▸ Challenge: Retype, please, the listing from its opening line through the line that contains "import numpy as np", both included, without the pictures.

▸ Data:
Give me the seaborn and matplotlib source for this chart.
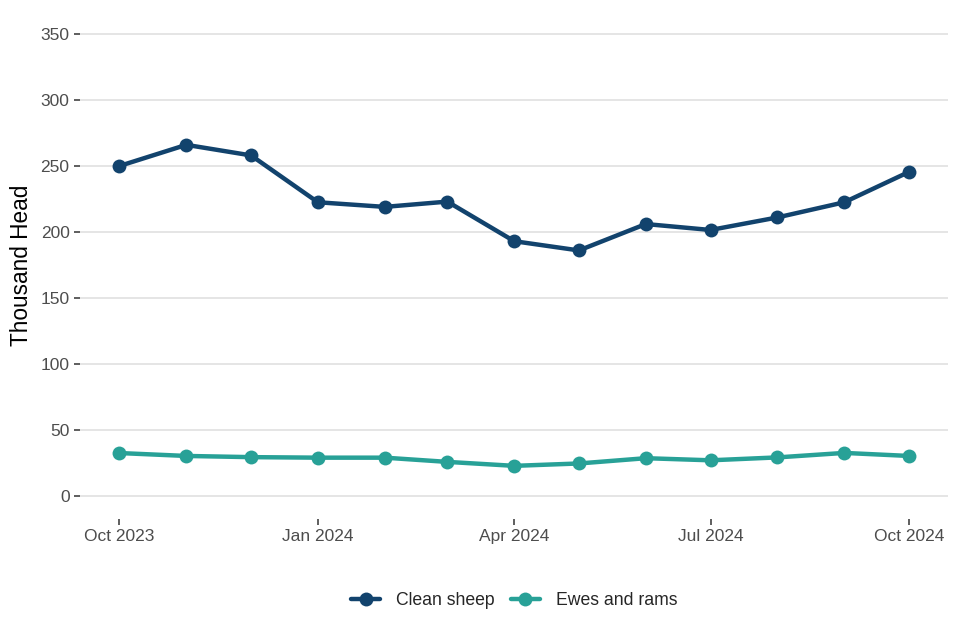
import matplotlib
matplotlib.use("Agg")
import matplotlib.pyplot as plt
import matplotlib.dates as mdates
import seaborn as sns
import pandas as pd
import numpy as np

months = ["2023-10-01", "2023-11-01", "2023-12-01", "2024-01-01", "2024-02-01",
          "2024-03-01", "2024-04-01", "2024-05-01", "2024-06-01", "2024-07-01",
          "2024-08-01", "2024-09-01", "2024-10-01"]
clean_sheep = [250, 266, 258, 222.5, 219, 223, 193, 186, 206, 201.5, 211, 222.5, 245.5]
ewes_rams = [32.5, 30.3, 29.4, 29, 29, 25.8, 22.8, 24.6, 28.6, 27, 29.2, 32.6, 30.3]
series_names = ["Clean sheep", "Ewes and rams"]
colors = ["#12436D", "#28A197"]
y_ticks = [0, 50, 100, 150, 200, 250, 300, 350]
x_tick_dates = ["2023-10-01", "2024-01-01", "2024-04-01", "2024-07-01", "2024-10-01"]
x_tick_labels = ["Oct 2023", "Jan 2024", "Apr 2024", "Jul 2024", "Oct 2024"]

dates = pd.to_datetime(months)
df = pd.concat([
    pd.DataFrame({"date": dates, "value": clean_sheep, "series": series_names[0]}),
    pd.DataFrame({"date": dates, "value": ewes_rams, "series": series_names[1]}),
])

sns.set_theme(style="white")
plt.rcParams["font.family"] = ["Liberation Sans", "DejaVu Sans"]

fig = plt.figure(figsize=(9.6, 6.4), dpi=100)
ax = fig.add_axes([0.0833, 0.189, 0.9047, 0.794])

sns.lineplot(data=df, x="date", y="value", hue="series", palette=colors,
             marker="o", markersize=10, markeredgewidth=0, linewidth=3.2,
             ax=ax, legend=True)

# axis limits with 5% expansion
d0, d1 = mdates.date2num(dates[0]), mdates.date2num(dates[-1])
span = d1 - d0
ax.set_xlim(d0 - 0.05 * span, d1 + 0.05 * span)
ax.set_ylim(-17.5, 367.5)

ax.set_yticks(y_ticks)
ax.set_yticklabels([str(v) for v in y_ticks])
ax.set_xticks(pd.to_datetime(x_tick_dates))
ax.set_xticklabels(x_tick_labels)

ax.grid(axis="y", color="#e3e3e3", linewidth=1.3)
ax.grid(axis="x", visible=False)
ax.set_axisbelow(True)
for s in ax.spines.values():
    s.set_visible(False)

ax.tick_params(axis="both", which="major", length=4, width=1.1, color="#333333",
               labelsize=12.5, labelcolor="#4d4d4d", pad=3.5, bottom=True, left=True)

ax.set_xlabel("")
ax.set_ylabel("Thousand Head", fontsize=16.3, color="black")
ax.yaxis.set_label_coords(-0.054, 0.5)

handles, labels = ax.get_legend_handles_labels()
ax.legend(handles, labels, loc="center", bbox_to_anchor=(0.5, -0.16),
          ncol=2, frameon=False, fontsize=12.7, handlelength=1.65,
          columnspacing=0.9, handletextpad=0.9)

fig.savefig("out.png", dpi=100)
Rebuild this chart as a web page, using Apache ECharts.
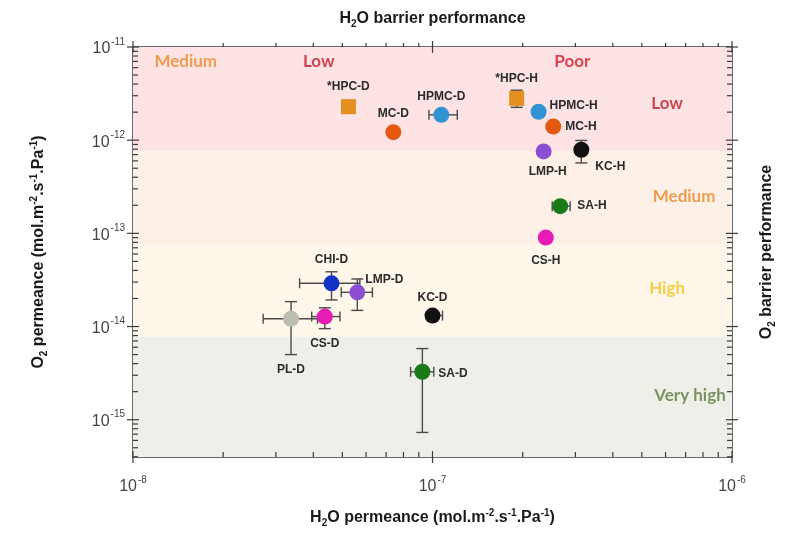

▸ Task result:
Give me the seaborn and matplotlib source for this chart.
import matplotlib
matplotlib.use("Agg")
import matplotlib.pyplot as plt
import matplotlib.dates as mdates
import seaborn as sns
import pandas as pd
import numpy as np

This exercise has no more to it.